Fernando Fernandes diz que “criminalizar políticos porque falam ou tentam influenciar ministros do Supremo sobre a ‘lava jato’ ou desejam mudar leis para conter o abuso de juiz é tornar crime ter opinião contrária a Sergio Moro”. 

Fábio Tofic Simantob, vice-presidente do Instituto de Defesa do Direito de Defesa (IDDD), concorda: falar que fez ou que vai fazer alguma coisa não é crime. As conversas gravadas seriam, se muito, uma espécie de confissão informal. Os envolvidos estariam, no máximo, dizendo que estão dispostos a fazer algo ou confessando que o fizeram. “Mas a lei brasileira diz que não é válida sequer uma confissão dada exclusivamente ao delegado. Logo, uma que foi dada em conversa particular entre amigos não pode receber tratamento diferente”, diz Tofic.

“A provocação afasta o crime”, sentencia o também criminalista Alberto Zacharias Toron. Mas ele faz uma ressalva: quando o interlocutor revela ação criminosa cometida no passado. “Nesse caso o crime revelado pode ser investigado; houve apenas a revelação provocada, mas não a prática.”

Pegadinha delacional
O advogado e professor de processo penal Lenio Streck diz que Machado fez uma "pegadinha juridica-delacional" para seus interlocutores. “A pergunta que deve ser feita é: o interlocutor falaria aquilo se não fosse provocado? O sujeito que grava está construindo prova. Isso é ilegal”, afirma. O que o ex-presidente da Transpetro gravou foram intenções, diz, que podem ser moralmente condenáveis, mas o Direito não pode se guiar pela moral. “Ninguém pode ser processado ou condenado por ‘coisas feias’. Só por crime. Simples assim.”

Streck critica  ainda a divulgação das gravações, que primeiro saíram na imprensa para só depois chegarem às acusações da PGR: “A lei diz que o conteúdo da delação só pode ser divulgado depois do recebimento da denúncia. Mas quem cumpre a lei no Brasil? Os fins justificam os meios. O futuro mostrará que o Direito ajudou na destruição do próprio Direito. Puro canibalismo”.
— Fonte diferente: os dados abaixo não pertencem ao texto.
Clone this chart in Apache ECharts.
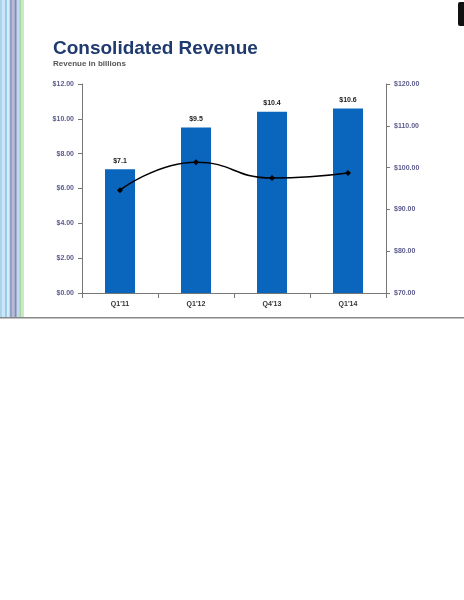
<!DOCTYPE html>
<html><head><meta charset="utf-8">
<script src="https://cdn.jsdelivr.net/npm/echarts@6/dist/echarts.min.js"></script>
<style>html,body{margin:0;padding:0;background:#fff}#c{width:464px;height:600px}</style>
</head><body><div id="c"></div>
<script>
const categories = ["Q1'11", "Q1'12", "Q4'13", "Q1'14"];
const revenue = [7.1, 9.5, 10.4, 10.6];
const revenueLabels = ['$7.1', '$9.5', '$10.4', '$10.6'];
const lineValues = [94.6, 101.3, 97.5, 98.7];
const stripeColors = ['#a9d3ef','#c8e6f7','#9ccbe9','#d6ecf8','#8fa3c8','#b9b9d6','#7d8db9','#c3d8ea','#a7d6a5','#cbe8c9'];

const chart = echarts.init(document.getElementById('c'));
const stripes = stripeColors.map((c,i)=>({type:'rect',left:i*2.4,top:0,shape:{width:2.4,height:318},style:{fill:c}}));
chart.setOption({
  animation:false,
  title:{text:'Consolidated Revenue',left:48,top:34,textStyle:{color:'#1f3a6e',fontSize:19,fontWeight:'bold',fontFamily:'Liberation Sans'},
    subtext:'Revenue in billions',subtextStyle:{color:'#555',fontSize:8,fontWeight:'bold',fontFamily:'Liberation Sans'},itemGap:2},
  graphic:[...stripes,
    {type:'rect',left:0,top:317,shape:{width:464,height:1.5},style:{fill:'#888'}},
    {type:'rect',left:458,top:2,shape:{width:8,height:24,r:2},style:{fill:'#111'}}],
  grid:{left:82,right:78,top:84,bottom:307},
  xAxis:{type:'category',data:categories,axisLine:{lineStyle:{color:'#777'}},axisTick:{show:true,lineStyle:{color:'#777'}},
    axisLabel:{color:'#333',fontSize:7,fontWeight:'bold',fontFamily:'Liberation Sans'}},
  yAxis:[
    {type:'value',min:0,max:12,interval:2,splitLine:{show:false},axisLine:{show:true,lineStyle:{color:'#777'}},axisTick:{show:true,length:4,lineStyle:{color:'#777'}},
      axisLabel:{formatter:v=>'$'+v.toFixed(2),color:'#5a5a8c',fontSize:7,fontWeight:'bold',fontFamily:'Liberation Sans'}},
    {type:'value',min:70,max:120,interval:10,position:'right',splitLine:{show:false},axisLine:{show:true,lineStyle:{color:'#777'}},axisTick:{show:true,length:4,lineStyle:{color:'#777'}},
      axisLabel:{formatter:v=>'$'+v.toFixed(2),color:'#5a5a8c',fontSize:7,fontWeight:'bold',fontFamily:'Liberation Sans'}}
  ],
  series:[
    {type:'bar',data:revenue,barWidth:30,itemStyle:{color:'#0a66bd'},
      label:{show:true,position:'top',formatter:p=>revenueLabels[p.dataIndex],color:'#222',fontSize:7,fontWeight:'bold',fontFamily:'Liberation Sans'}},
    {type:'line',yAxisIndex:1,data:lineValues,smooth:true,symbol:'diamond',symbolSize:6,lineStyle:{color:'#000',width:1.5},itemStyle:{color:'#000'}}
  ]
});
</script></body></html>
Ao comentar a situação, o jurista lembra da velha anedota: “O ‘machado’ vem entrando na floresta e uma árvore diz para a outra: não se preocupe, o cabo é dos nossos. Ao que a outra, mais cuidadosa, diz: mas acho que o aço lhe subiu à cabeça. Eis a lâmina que pegou todo mundo”.

Precedente Delcídio

De acordo com o parágrafo 2º do artigo 53 da Constituição Federal, parlamentares só podem ser presos em casos de "flagrante de crime inafiançável". No entanto, o advogado constitucionalista João Paulo Jacob, do Nelson Wilians e Advogados Associados, entende que o precedente criado pelo próprio STF ao permitir a prisão do ex-senador Delcídio Amaral [em novembro de 2015] torna factível a ideia de que o STF novamente possa decretar a prisão dos três envolvidos.

Para ele, também não caberia decretar a prisão de senadores no exercício do mandado, salvo em caso de flagrante de crime inafiançável. Mas, se repetir o caso de Delcídio, o Supremo pode entender que eles pertencem a uma organização criminosa, “sendo, portanto, um crime permanente, que continua no espaço de tempo e assim ser considerado flagrante a qualquer momento”.

Filipe Fialdini, criminalista, afirma que o precedente é inconstitucional, bem como é “inconcebível que um procurador-geral da República peça ao Supremo para que a Constituição seja violada”. Ele não é otimista em relação à resposta que o STF dará ao caso: “Se o princípio da presunção de inocência já caiu, não há direito fundamental garantido”.

Já Fernando Fernandes lembra que, se a prisão for decretada pelo Supremo, precisa ainda ser referendada pelo Senado. “E o Senado não cometerá outra vez o erro que cometeu com Delcídio”, vaticina.